For one, as Ars Technica reports, the JPL workforce is already spread pretty thin working on the Europa Clipper, which is set to continue on well through most of 2024. As such, there doesn’t appear to be as much workforce to push toward the Mars Sample Return mission, which could help lead to delays, as NASA still needs to build its massive lander.
Additionally, there is the overall budget for the project that has to be taken into account. One thing that everyone is trying to avoid is letting it become the planetary community’s James Webb Space Telescope. For nearly a decade, the Webb telescope took up most of the agency’s budget, which made it difficult to work on other missions at the same time.
This needs to be avoided, which is why we could see NASA pushing a delay for the Mars Sample Return mission. Of course, this mission was never slated to launch until the late 2020s, possibly early 2030s anyway, so any delay at this point would simply be adding more years to the ticker. Overall, though, things don’t appear to be going well based on comments made to Ars in its latest report.
The implications of what this could mean, if it is allowed to undermine the rest of the planetary portfolio, is very heavily outlined in NASA’s “decadal” survey, which details the top priority missions that NASA and other space agencies want to work on in the next ten years.
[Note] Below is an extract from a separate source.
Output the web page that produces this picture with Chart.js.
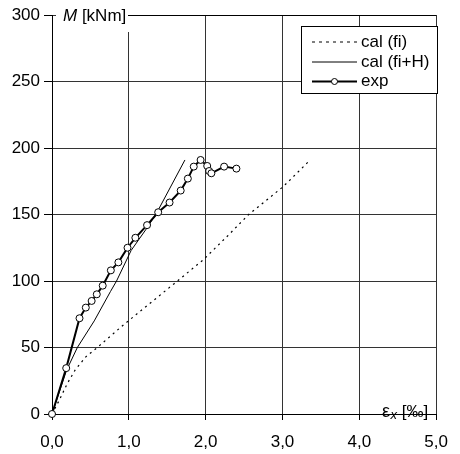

Hopefully, that isn’t the case, and as Ars points out in their report, NASA and policymakers will have some options to take advantage of if they so choose.
Of course, one of the biggest options here is to turn the construction of the lander into a competition of sorts, as that will help cut the total cost down in the long run if companies are bidding for the job. NASA is already working with companies like SpaceX and Blue Origin, as well as others, on different scientific missions, including future Artemis missions, so it makes sense.